If the compressed data seems to be corrupt, XZ_DATA_ERROR is returned. This can happen also when incorrect dictionary, uncompressed, or compressed sizes have been specified.

With XZ_PREALLOC only: As an extra feature, b->out may be NULL to skip over uncompressed data. This way the caller doesn’t need to provide a temporary output buffer for the bytes that will be ignored.
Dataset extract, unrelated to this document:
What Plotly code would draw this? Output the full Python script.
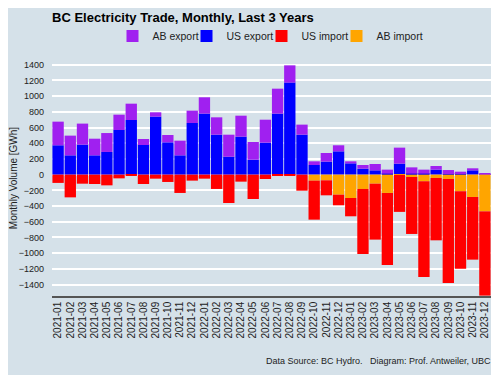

With XZ_SINGLE only: In contrast to xz_dec_run(), the return value XZ_OK is also possible and thus XZ_SINGLE is actually a limited multi-call mode. After XZ_OK the bytes decoded so far may be read from the output buffer. It is possible to continue decoding but the variables b->out and b->out_pos MUST NOT be changed by the caller. Increasing the value of b->out_size is allowed to make more output space available; one doesn’t need to provide space for the whole uncompressed data on the first call. The input buffer may be changed normally like with XZ_PREALLOC. This way input data can be provided from non-contiguous memory.

void xz_dec_microlzma_end(struct xz_dec_microlzma *s)

Free the memory allocated for the decoder state

Parameters

struct xz_dec_microlzma *s

Decoder state allocated using xz_dec_microlzma_alloc(). If s is NULL, this function does nothing.